GOWA, BKM — Kasus pembunuhan sadis yang terjadi di Senin (11/11/2019) sekira Pukul 08.00 Wita di Kampung Sonra, Dusun Pangapusang, Desa Taring, Kecamatan Biringbulu, Kabupaten Gowa kini terus dikembangkan oleh penyidik Polres Gowa.
Kasus pembunuhan bermotif sengketa lahan kebun kemiri 1 hektar itu, Senin (18/11/2019) siang tadi dirilis resmi penyisik dipimpin langsung Kapolres Gowa AKBP Boy FS Samola di halaman mako Polres Gowa.
Dalam rilis Kepolisian, korban Sampara (40) yang merupakan warga Lingkungan Batu Eja, Desa Tonrorita, Kecamatan Biringbulu ini dibunuh sadis oleh suami tantenya.
Antara korban dengan pelaku terbilang antara ponakan dan paman sebab pelaku Saju (50) adalah suami dari tante korban yakni HL (HL ini bersaudara dengan ibu korban).
Dari kasus berdarah ini, Polisi telah memeriksa empat orang saksi selain dari sakai pelaku sendiri.
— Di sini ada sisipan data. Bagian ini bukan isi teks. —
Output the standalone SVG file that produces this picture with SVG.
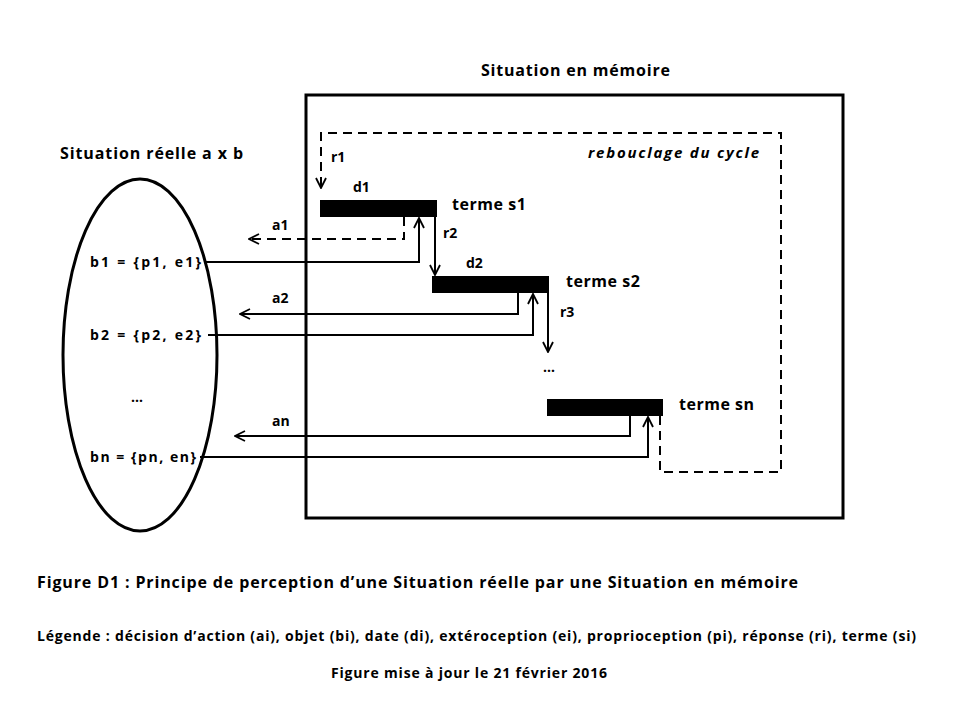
<svg xmlns="http://www.w3.org/2000/svg" width="960" height="720" viewBox="0 0 960 720">
<style>
text{font-family:"Open Sans","Liberation Sans",sans-serif;font-weight:bold;fill:#000}
.s{font-size:14px}.m{font-size:15px}.l{font-size:16px}
.ln{fill:none;stroke:#000;stroke-width:2}
.d{stroke-dasharray:9 6}
.bar{fill:#000}
</style>
<defs><marker id="a" viewBox="0 0 12 12" refX="11" refY="6" markerWidth="12" markerHeight="12" markerUnits="userSpaceOnUse" orient="auto"><path d="M1,1 L11,6 L1,11" fill="none" stroke="#000" stroke-width="1.8"/></marker></defs>
<rect width="960" height="720" fill="#fff"/>
<g id="frame"><rect x="306" y="95" width="537" height="423" fill="none" stroke="#000" stroke-width="3"/><text x="481" y="76" class="l" textLength="189" lengthAdjust="spacing">Situation en mémoire</text></g>
<g id="reel"><ellipse cx="140" cy="355" rx="77" ry="176" fill="none" stroke="#000" stroke-width="3"/><text x="60" y="159" class="l" textLength="183" lengthAdjust="spacing">Situation réelle  a x b</text>
<text x="90" y="267" class="s" textLength="111" lengthAdjust="spacing">b1 = {p1, e1}</text><text x="90" y="340" class="s" textLength="111" lengthAdjust="spacing">b2 = {p2, e2}</text><text x="137" y="402" class="s" text-anchor="middle">…</text><text x="90" y="462" class="s" textLength="106" lengthAdjust="spacing">bn = {pn, en}</text></g>
<g id="s1"><rect class="bar" x="320" y="200" width="117" height="17"/><text x="353" y="192" class="s">d1</text><text x="452" y="210" class="l" textLength="74" lengthAdjust="spacing">terme s1</text></g>
<g id="s2"><rect class="bar" x="432" y="276" width="117" height="17"/><text x="466" y="268" class="s">d2</text><text x="566" y="287" class="l" textLength="74" lengthAdjust="spacing">terme s2</text></g>
<g id="sn"><rect class="bar" x="547" y="399" width="116" height="17"/><text x="679" y="410" class="l" textLength="75" lengthAdjust="spacing">terme sn</text><text x="549" y="372" class="s" text-anchor="middle">…</text></g>
<g id="connectors">
<path class="ln d" d="M660,416 V472 H781 V133 H321 V188" marker-end="url(#a)"/>
<text x="588" y="158" class="m" font-style="italic" textLength="171" lengthAdjust="spacing">rebouclage du cycle</text>
<text x="331" y="162" class="s">r1</text>
<path class="ln d" d="M404,217 V239 H249" marker-end="url(#a)"/><text x="272" y="230" class="s">a1</text>
<path class="ln" d="M205,262 H419 V218" marker-end="url(#a)"/>
<path class="ln" d="M435,217 V275" marker-end="url(#a)"/><text x="443" y="238" class="s">r2</text>
<path class="ln" d="M518,293 V314 H240" marker-end="url(#a)"/><text x="272" y="303" class="s">a2</text>
<path class="ln" d="M208,335 H533 V294" marker-end="url(#a)"/>
<path class="ln" d="M548,293 V352" marker-end="url(#a)"/><text x="560" y="317" class="s">r3</text>
<path class="ln" d="M630,416 V436 H235" marker-end="url(#a)"/><text x="272" y="426" class="s">an</text>
<path class="ln" d="M200,457 H648 V417" marker-end="url(#a)"/>
</g>
<g id="captions"><text x="37" y="588" class="l" textLength="761" lengthAdjust="spacing">Figure D1 : Principe de perception d’une Situation réelle par une Situation en mémoire</text>
<text x="37" y="641" class="s" textLength="879" lengthAdjust="spacing">Légende : décision d’action (ai), objet (bi), date (di), extéroception (ei), proprioception (pi), réponse (ri), terme (si)</text>
<text x="331" y="678" class="s" textLength="276" lengthAdjust="spacing">Figure mise à jour le 21 février 2016</text></g>
</svg>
Keempat saksi itu yakni HL (47) istri pelaku (atau tante korban), HM (72) petani pelapor kejadian, NR (59) dan CG (42) dua petani lainnya.
” Jadi modusnya itu pelaku mengayunkan sebilah parang ke leher korban yang dipicu dari persoalan lahan,” kata Kapolres Boy.
Dari aksi sadis pelaku, Polisi mengamankan sejumlah barang bukti yakni sebilah parang milik pelaku selembar baju hijau milik pelaku, selembar celana warna hitam milik pelaku, sebuah alat sekop kecil milik pelaku, sebuah sabit milik pelaku, selembar baju korban, selembar celana korban, sepasang sendal jepit milik korban dan sebuah patahan sarung parang.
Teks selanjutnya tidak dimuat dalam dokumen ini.